One of the last surviving members of David Brown's Aston Martin racing team, Noel Cunningham-Reid has died aged 86. He's best known for his stunning win, sharing DBR1/2 with Tony Brooks at the Nürburgring in 1957. Later that year he retired from motor racing.
The Cambridgeshire man was one of two brothers born into considerable wealth, their parents - Ruth Mary Clarisse Ashley and Captain Alec Cunningham-Reid DFC - described by the Cincinnati Enquirer as "England's wealthiest girl and handsomest man".
Brother Michael emigrated to forge a new life in Kenya, following a well-trodden path of horse riding, big-game hunting and hard living, eventually farming his own 6,000-acre ranch. Noel, meanwhile, stayed in the UK and in 1954 bought an Aston Martin DB2/4.
With his purchase came a year's subscription to the Aston Martin Owners Club and he entered a Club regularity trial at nearby Snetterton circuit. The bug bit and the following year he bought a new Lister-Bristol from Cambridge-based Brian Lister. The new car was run under the aegis of the Six-Mile Stable, named after Six Mile Bottom, his local village. The 1955 season proved successful, earning Noel a works HWM-Jaguar drive.
In 1956 Cunningham-Reid was a regular in the HWM team, usually at the wheel of 'XPE 2'. The powerful car suited his press-on style, and the ability to look after himself at the Reims 12 Hours sharing with experienced Les Leston proved his talent. In October 1956, he beat a high-quality field to win the 15-lap Redex Trophy at Snetterton, and Aston Martin team manager John Wyer signed him up for 1957.
Cunningham-Reid raced a now-outdated DB3S at the beginning of the year, but in May 1957 he was at the Nürburgring for the annual 1,000-kilometre race sharing a DBR1 with Tony Brooks. Cunningham-Reid had never even seen the circuit, yet in two laps of practice he posted a time one minute faster than Les Leston. The story of the race, Aston Martin's greatest triumph to date, was one of a peerless Brooks matched almost to the second by the inexperienced 'new boy' Cunningham-Reid.
The race lasted seven and a half hours, Cunningham-Reid taking the middle stint, at which point the car was in the lead by three and a half minutes. When he returned to the pits he'd added another 20 seconds to that - with some effort. Wyer later recalled that Cunningham-Reid "just sat on the pit counter with his head in his hands and was unable to talk to us for quite some time".
Tony Brooks remembers the DBR1 drives at the 'Ring and Le Mans. "Noel, my co-driver, was very good — just how good we'll never really know, because he too was forced to give up due to family pressure."
Cunningham-Reid also drove a DBR1 at Le Mans, practiced (and crashed) the DBR2 at Spa and, lastly, raced a DBR2 again at the Daily Express International Trophy, Silverstone.

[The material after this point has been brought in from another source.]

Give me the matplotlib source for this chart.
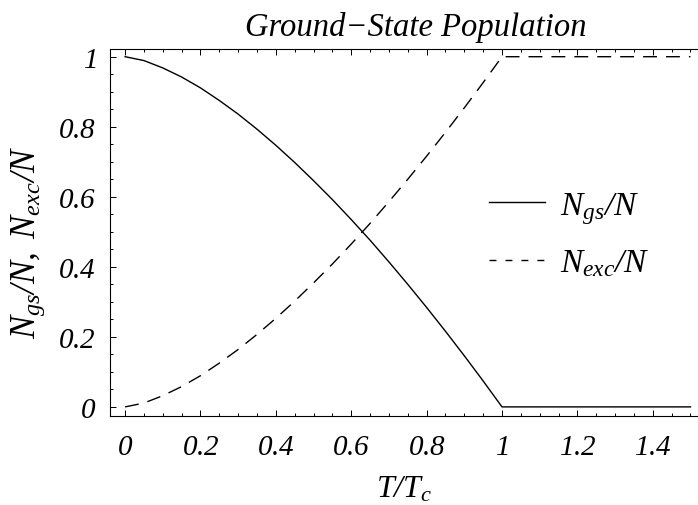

"After my success at the 'Ring with Tony (and a few other drives), several teams wanted to sign me for 1958," he recalled later. "I had a long think about it and decided that - at the age of 27 - there were many things I wanted to do outside racing. It was not a great passion for me (I had got into it by accident) and I didn't honestly believe that I could become World Champion.

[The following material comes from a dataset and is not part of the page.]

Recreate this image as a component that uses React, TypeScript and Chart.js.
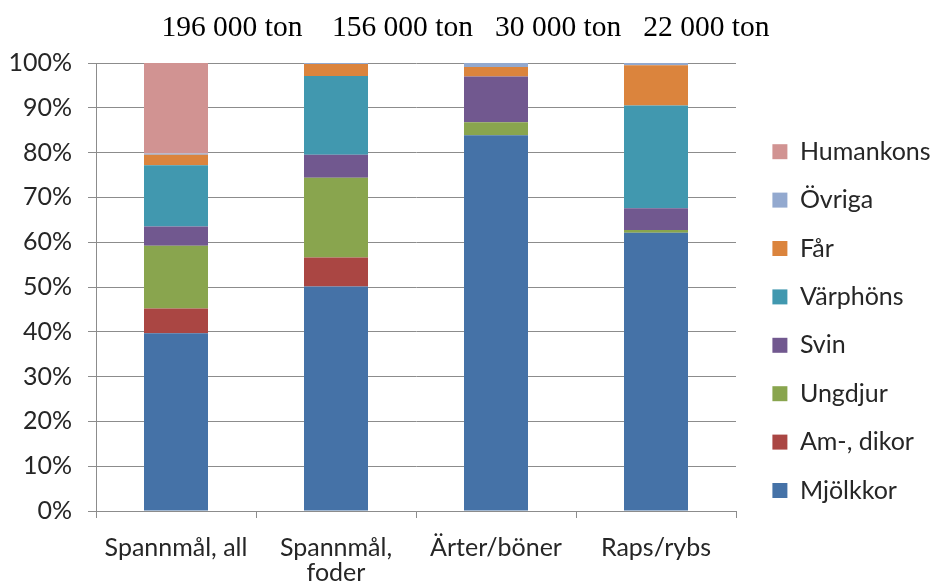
import React, { useEffect, useRef } from "react";
import { Chart, registerables } from "chart.js";

Chart.register(...registerables);

const categories: (string | string[])[] = ["Spannmål, all", ["Spannmål,", "foder"], "Ärter/böner", "Raps/rybs"];
const titleText = "196 000 ton    156 000 ton   30 000 ton   22 000 ton";

const mjolkkor = [39.7, 50.1, 83.9, 62.1];
const amDikor = [5.5, 6.5, 0, 0];
const ungdjur = [14.0, 17.8, 2.9, 0.6];
const svin = [4.3, 5.1, 10.2, 4.9];
const varphons = [13.7, 17.6, 0, 22.9];
const far = [2.3, 2.7, 2.1, 9.0];
const ovriga = [0.3, 0.2, 0.9, 0.5];
const humankons = [20.2, 0, 0, 0];

const yTicks = [0, 10, 20, 30, 40, 50, 60, 70, 80, 90, 100];

const seriesNames = ["Mjölkkor", "Am-, dikor", "Ungdjur", "Svin", "Värphöns", "Får", "Övriga", "Humankons"];
const seriesData = [mjolkkor, amDikor, ungdjur, svin, varphons, far, ovriga, humankons];
const seriesColors = ["#4572A7", "#AA4643", "#89A54E", "#71588F", "#4198AF", "#DB843D", "#93A9CF", "#D19392"];

const GRID = "#8c8c8c";
const TEXT = "#262626";
const FONT = "Lato";

export default function App() {
  const ref = useRef<HTMLCanvasElement | null>(null);
  useEffect(() => {
    if (!ref.current) return;
    const chart = new Chart(ref.current, {
      type: "bar",
      data: {
        labels: categories,
        datasets: seriesNames.map((n, i) => ({
          label: n,
          data: seriesData[i],
          backgroundColor: seriesColors[i],
          borderWidth: 0,
          barPercentage: 0.4,
          categoryPercentage: 1,
          yAxisID: "y",
        })),
      },
      options: {
        animation: false,
        responsive: true,
        maintainAspectRatio: false,
        layout: { padding: 0 },
        plugins: {
          tooltip: { enabled: false },
          title: {
            display: true,
            text: titleText,
            color: "#000",
            font: { family: "Liberation Serif", size: 29.5, weight: "normal", lineHeight: 1.2 },
            padding: { top: 11, bottom: 16.6 },
          },
          legend: {
            position: "right",
            reverse: true,
            maxWidth: 182,
            title: { display: true, text: "", font: { size: 1 }, padding: { top: 28, bottom: 28 } },
            labels: {
              boxWidth: 15,
              boxHeight: 15,
              padding: 23.4,
              color: TEXT,
              font: { family: FONT, size: 25 },
            },
          },
        },
        scales: {
          x: {
            stacked: true,
            grid: { display: true, drawOnChartArea: false, drawTicks: true, tickLength: 7, color: GRID, offset: true },
            border: { display: true, color: GRID },
            ticks: { color: TEXT, font: { family: FONT, size: 25, lineHeight: 1.0 }, padding: 17, maxRotation: 0, autoSkip: false },
            afterFit: (s: any) => { s.height = 74; },
          },
          y: {
            stacked: true,
            min: 0,
            max: 100,
            afterBuildTicks: (s: any) => { s.ticks = yTicks.map((v) => ({ value: v })); },
            grid: { color: GRID, tickLength: 8 },
            border: { display: true, color: GRID },
            ticks: {
              color: TEXT,
              font: { family: FONT, size: 25 },
              padding: 16,
              callback: (v: any) => `${v}%`,
            },
            afterFit: (s: any) => { s.width = 96; },
          },
          yR: {
            type: "linear",
            position: "right",
            display: true,
            grid: { display: false, drawTicks: false },
            border: { display: false },
            ticks: { display: false },
            afterFit: (s: any) => { s.width = 13; },
          },
        },
      },
    });
    return () => chart.destroy();
  }, []);
  return (
    <div style={{ position: "fixed", left: 0, top: 0, width: 931, height: 585, background: "#fff" }}>
      <canvas ref={ref} />
    </div>
  );
}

"I wasn't prepared to push myself to the 10-tenths and 11-tenths that Champions have to do. Also, I had been racing since 1955 and I counted up the number of people I had known who had been killed, and there were 16. I decided it was time to get out."
In later life, he spent his time farming, working in the motor trade (becoming the UK Facel Vega importer) and in the film business. He directed the 1961 feature The Right Line and was a talented musician. A superb sporting gun, The Field magazine placed Noel Cunningham-Reid 17th in its listing of the top shots of all time, which I witnessed first-hand...even when sitting!